Entretenimiento –para el que así lo entienda-, todo el que se quiera, pero apuesta por la música más bien poca. En OT la música siempre es la excusa para llegar a un público susceptible de emociones derivadas de otros elementos al margen del proceso creativo y artístico. ¿Quieren apostar por la música? Bien. Expliquen al músico y al telespectador de dónde vienen las canciones que versionan y quiénes son sus creadores, qué historias y cruzadas artísticas, y no intereses comerciales, hay detrás. Díganle cómo funcionan las discográficas que colocan sus canciones en ese escaparate de lujo llamado televisión y de qué van los derechos de autor en un gremio donde la SGAE no vela por la mayoría de sus socios. Cuénteles qué se van a encontrar a la salida de esa academia del buen rollo. O, como sugiere su directora, Noemí Galera, pregunten a Vega y Virginia Maestro, que pasaron por OT y cantaron en el homenaje a Cecilia, si el mundo de la música que ahora conocen se parece mucho a su Academia. Lleven sus actuaciones a las salas de conciertos asfixiadas por el IVA y las leyes administrativas. Pongan cámaras en la carrera de los músicos que están triunfando con sus propios medios y canciones y contra las adversidades como Morgan, Jacobo Serra, Ángel Stanich, la M.O.D.A… Hagan como el concierto homenaje a Cecilia y donen el dinero de sus galas, de sus discos recopilatorios, de sus canciones colocadas como ayer en lo más alto de iTunes, a causas solidarias o, simplemente, inviertan en fomentar la escena musical española, en generar cultura.

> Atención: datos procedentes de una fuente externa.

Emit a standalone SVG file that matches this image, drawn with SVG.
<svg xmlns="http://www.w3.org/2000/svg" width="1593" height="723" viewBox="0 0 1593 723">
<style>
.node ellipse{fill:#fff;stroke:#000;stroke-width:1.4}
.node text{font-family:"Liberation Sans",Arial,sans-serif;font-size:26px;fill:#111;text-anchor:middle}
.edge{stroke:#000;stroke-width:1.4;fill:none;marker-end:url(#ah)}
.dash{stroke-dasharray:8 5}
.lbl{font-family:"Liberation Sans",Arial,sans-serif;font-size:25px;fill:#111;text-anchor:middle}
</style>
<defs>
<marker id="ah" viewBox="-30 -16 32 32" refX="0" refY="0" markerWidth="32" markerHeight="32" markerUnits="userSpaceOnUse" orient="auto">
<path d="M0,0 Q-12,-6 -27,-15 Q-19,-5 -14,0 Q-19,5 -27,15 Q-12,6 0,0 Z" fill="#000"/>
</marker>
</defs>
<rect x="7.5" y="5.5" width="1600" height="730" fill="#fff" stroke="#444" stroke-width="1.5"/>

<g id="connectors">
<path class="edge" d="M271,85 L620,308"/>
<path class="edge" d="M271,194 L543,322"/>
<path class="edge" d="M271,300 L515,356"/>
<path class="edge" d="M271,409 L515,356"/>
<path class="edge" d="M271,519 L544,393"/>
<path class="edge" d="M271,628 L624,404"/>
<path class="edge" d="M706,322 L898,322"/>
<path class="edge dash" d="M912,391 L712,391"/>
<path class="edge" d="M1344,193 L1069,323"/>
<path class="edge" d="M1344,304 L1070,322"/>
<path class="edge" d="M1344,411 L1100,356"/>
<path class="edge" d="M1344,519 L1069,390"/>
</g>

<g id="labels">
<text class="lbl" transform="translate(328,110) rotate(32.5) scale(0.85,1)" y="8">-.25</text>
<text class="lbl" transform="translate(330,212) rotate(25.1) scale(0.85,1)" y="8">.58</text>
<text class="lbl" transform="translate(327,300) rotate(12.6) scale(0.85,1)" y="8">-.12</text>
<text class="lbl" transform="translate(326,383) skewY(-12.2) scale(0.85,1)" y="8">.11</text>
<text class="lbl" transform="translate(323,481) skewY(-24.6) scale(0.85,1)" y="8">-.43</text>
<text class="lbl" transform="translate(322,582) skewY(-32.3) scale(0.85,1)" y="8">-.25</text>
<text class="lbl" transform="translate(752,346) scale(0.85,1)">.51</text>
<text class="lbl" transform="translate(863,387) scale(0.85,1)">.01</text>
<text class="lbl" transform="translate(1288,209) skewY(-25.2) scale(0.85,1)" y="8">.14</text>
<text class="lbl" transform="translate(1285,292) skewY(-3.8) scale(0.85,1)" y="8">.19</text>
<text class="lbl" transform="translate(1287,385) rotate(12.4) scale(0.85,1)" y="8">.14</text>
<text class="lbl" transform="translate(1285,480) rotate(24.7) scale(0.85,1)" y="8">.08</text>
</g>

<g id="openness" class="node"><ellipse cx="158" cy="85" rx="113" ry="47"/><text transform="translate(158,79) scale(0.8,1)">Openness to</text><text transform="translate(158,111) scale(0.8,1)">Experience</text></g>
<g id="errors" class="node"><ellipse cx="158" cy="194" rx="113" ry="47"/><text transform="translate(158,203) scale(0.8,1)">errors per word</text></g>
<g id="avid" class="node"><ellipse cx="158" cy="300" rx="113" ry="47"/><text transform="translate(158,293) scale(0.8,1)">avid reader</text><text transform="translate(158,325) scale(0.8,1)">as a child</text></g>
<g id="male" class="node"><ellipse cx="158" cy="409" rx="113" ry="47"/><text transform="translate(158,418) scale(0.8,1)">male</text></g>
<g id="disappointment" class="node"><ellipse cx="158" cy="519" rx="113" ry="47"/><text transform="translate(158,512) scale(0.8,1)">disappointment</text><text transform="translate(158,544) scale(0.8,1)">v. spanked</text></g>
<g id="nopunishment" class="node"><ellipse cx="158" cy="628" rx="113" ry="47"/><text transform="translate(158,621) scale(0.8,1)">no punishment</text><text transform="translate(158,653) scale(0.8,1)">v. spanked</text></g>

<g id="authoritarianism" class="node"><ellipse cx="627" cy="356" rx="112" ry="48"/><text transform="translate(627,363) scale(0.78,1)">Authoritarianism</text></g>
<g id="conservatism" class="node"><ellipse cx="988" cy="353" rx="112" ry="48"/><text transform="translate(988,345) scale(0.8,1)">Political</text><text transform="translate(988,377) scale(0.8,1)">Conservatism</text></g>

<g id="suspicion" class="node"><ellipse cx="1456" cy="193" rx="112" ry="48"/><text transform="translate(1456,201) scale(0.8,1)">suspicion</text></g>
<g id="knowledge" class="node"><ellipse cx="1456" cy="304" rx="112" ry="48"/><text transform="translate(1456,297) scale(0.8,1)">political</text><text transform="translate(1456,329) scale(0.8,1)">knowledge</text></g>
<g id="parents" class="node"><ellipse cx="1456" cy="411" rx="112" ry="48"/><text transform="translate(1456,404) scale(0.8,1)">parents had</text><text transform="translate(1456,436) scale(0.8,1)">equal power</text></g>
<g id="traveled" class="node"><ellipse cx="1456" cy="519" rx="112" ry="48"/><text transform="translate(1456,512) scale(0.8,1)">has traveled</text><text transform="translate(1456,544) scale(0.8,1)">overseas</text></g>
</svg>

OT, el espacio musical estrella de TVE, podría explicar, o mejor dicho, la televisión pública, cuánto dinero se invierte en cada programa para saber cuánto se deja de invertir en toda la demás música. Pero aún más importante: cuánto dinero genera el negocio de Operación Triunfo gracias a la visibilidad al menos semanal en la cadena que pagamos todos. Como buen programa televisivo, la música en OT es una ilusión. Una ilusión tramposa. Entretiene, pero no es una apuesta por la música.